## Instructions to follow
Make an exact copy of all the entries below, with the pictures left out.

____________________

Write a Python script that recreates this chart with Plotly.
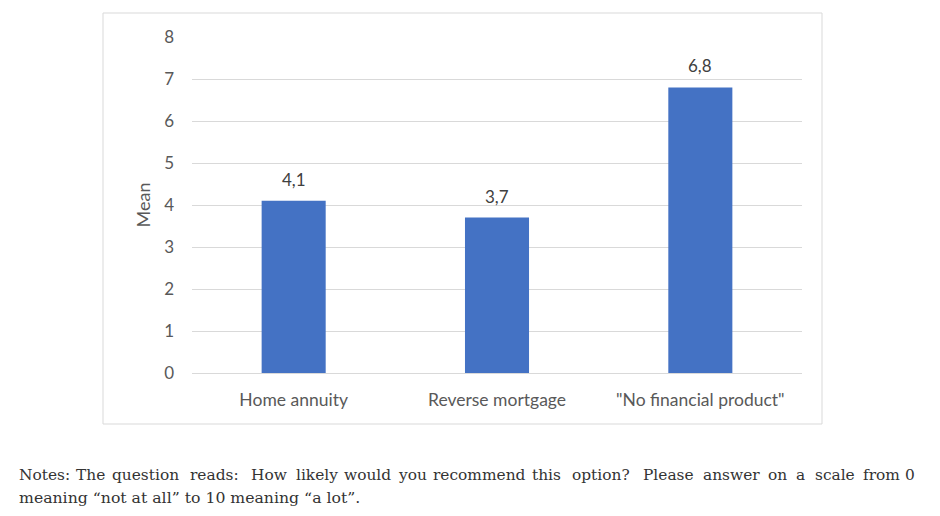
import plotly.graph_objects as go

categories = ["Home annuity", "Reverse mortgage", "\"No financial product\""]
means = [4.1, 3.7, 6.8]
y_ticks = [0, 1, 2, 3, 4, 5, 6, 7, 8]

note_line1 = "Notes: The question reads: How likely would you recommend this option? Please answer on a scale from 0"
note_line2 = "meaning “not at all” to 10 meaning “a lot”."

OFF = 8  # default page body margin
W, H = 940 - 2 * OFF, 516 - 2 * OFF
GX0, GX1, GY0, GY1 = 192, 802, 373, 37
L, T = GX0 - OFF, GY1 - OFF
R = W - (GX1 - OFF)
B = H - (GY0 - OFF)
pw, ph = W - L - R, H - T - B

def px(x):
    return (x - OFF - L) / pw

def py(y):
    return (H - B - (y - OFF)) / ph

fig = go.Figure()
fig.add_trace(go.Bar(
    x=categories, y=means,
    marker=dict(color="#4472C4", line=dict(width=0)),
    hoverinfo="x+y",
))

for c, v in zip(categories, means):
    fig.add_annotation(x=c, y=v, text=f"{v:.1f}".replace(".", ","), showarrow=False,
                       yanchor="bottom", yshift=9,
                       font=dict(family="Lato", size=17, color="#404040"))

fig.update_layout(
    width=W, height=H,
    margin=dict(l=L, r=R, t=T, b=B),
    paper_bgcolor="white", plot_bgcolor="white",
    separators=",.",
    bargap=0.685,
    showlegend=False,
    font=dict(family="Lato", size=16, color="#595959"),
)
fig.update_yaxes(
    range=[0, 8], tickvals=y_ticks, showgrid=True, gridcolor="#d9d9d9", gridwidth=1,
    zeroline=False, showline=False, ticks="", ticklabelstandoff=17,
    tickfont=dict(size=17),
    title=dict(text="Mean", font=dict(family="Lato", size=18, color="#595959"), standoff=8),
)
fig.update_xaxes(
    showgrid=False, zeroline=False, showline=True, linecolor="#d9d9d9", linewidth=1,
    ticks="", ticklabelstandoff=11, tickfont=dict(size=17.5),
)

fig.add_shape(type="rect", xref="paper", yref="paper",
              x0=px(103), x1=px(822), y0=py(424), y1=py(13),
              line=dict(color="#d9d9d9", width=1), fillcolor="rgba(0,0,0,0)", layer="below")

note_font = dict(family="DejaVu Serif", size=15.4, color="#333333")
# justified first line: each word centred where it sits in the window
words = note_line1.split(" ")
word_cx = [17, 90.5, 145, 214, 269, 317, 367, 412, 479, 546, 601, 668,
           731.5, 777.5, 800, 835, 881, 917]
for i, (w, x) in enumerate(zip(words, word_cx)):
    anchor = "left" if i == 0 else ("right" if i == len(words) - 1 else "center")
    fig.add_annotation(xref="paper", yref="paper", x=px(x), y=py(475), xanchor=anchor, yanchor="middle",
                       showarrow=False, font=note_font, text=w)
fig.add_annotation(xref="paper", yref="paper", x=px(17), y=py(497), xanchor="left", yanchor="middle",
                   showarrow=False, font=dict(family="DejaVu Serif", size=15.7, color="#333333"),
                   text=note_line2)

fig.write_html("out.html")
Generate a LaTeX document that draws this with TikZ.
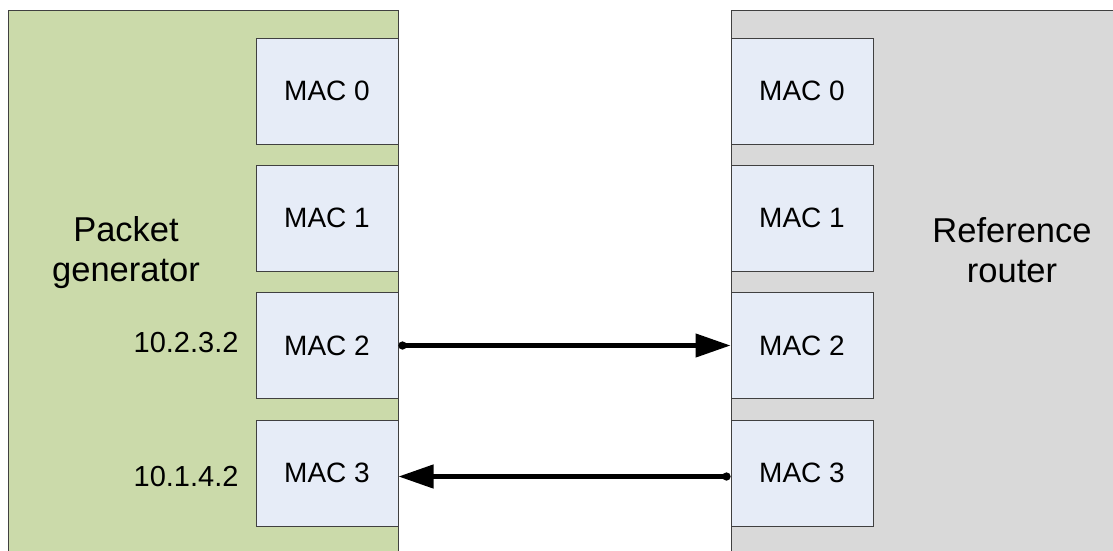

____________________

## Result
Write a Python script that recreates this chart with Plotly.
import plotly.graph_objects as go

categories = ["Home annuity", "Reverse mortgage", "\"No financial product\""]
means = [4.1, 3.7, 6.8]
y_ticks = [0, 1, 2, 3, 4, 5, 6, 7, 8]

note_line1 = "Notes: The question reads: How likely would you recommend this option? Please answer on a scale from 0"
note_line2 = "meaning “not at all” to 10 meaning “a lot”."

OFF = 8  # default page body margin
W, H = 940 - 2 * OFF, 516 - 2 * OFF
GX0, GX1, GY0, GY1 = 192, 802, 373, 37
L, T = GX0 - OFF, GY1 - OFF
R = W - (GX1 - OFF)
B = H - (GY0 - OFF)
pw, ph = W - L - R, H - T - B

def px(x):
    return (x - OFF - L) / pw

def py(y):
    return (H - B - (y - OFF)) / ph

fig = go.Figure()
fig.add_trace(go.Bar(
    x=categories, y=means,
    marker=dict(color="#4472C4", line=dict(width=0)),
    hoverinfo="x+y",
))

for c, v in zip(categories, means):
    fig.add_annotation(x=c, y=v, text=f"{v:.1f}".replace(".", ","), showarrow=False,
                       yanchor="bottom", yshift=9,
                       font=dict(family="Lato", size=17, color="#404040"))

fig.update_layout(
    width=W, height=H,
    margin=dict(l=L, r=R, t=T, b=B),
    paper_bgcolor="white", plot_bgcolor="white",
    separators=",.",
    bargap=0.685,
    showlegend=False,
    font=dict(family="Lato", size=16, color="#595959"),
)
fig.update_yaxes(
    range=[0, 8], tickvals=y_ticks, showgrid=True, gridcolor="#d9d9d9", gridwidth=1,
    zeroline=False, showline=False, ticks="", ticklabelstandoff=17,
    tickfont=dict(size=17),
    title=dict(text="Mean", font=dict(family="Lato", size=18, color="#595959"), standoff=8),
)
fig.update_xaxes(
    showgrid=False, zeroline=False, showline=True, linecolor="#d9d9d9", linewidth=1,
    ticks="", ticklabelstandoff=11, tickfont=dict(size=17.5),
)

fig.add_shape(type="rect", xref="paper", yref="paper",
              x0=px(103), x1=px(822), y0=py(424), y1=py(13),
              line=dict(color="#d9d9d9", width=1), fillcolor="rgba(0,0,0,0)", layer="below")

note_font = dict(family="DejaVu Serif", size=15.4, color="#333333")
# justified first line: each word centred where it sits in the window
words = note_line1.split(" ")
word_cx = [17, 90.5, 145, 214, 269, 317, 367, 412, 479, 546, 601, 668,
           731.5, 777.5, 800, 835, 881, 917]
for i, (w, x) in enumerate(zip(words, word_cx)):
    anchor = "left" if i == 0 else ("right" if i == len(words) - 1 else "center")
    fig.add_annotation(xref="paper", yref="paper", x=px(x), y=py(475), xanchor=anchor, yanchor="middle",
                       showarrow=False, font=note_font, text=w)
fig.add_annotation(xref="paper", yref="paper", x=px(17), y=py(497), xanchor="left", yanchor="middle",
                   showarrow=False, font=dict(family="DejaVu Serif", size=15.7, color="#333333"),
                   text=note_line2)

fig.write_html("out.html")
Generate a LaTeX document that draws this with TikZ.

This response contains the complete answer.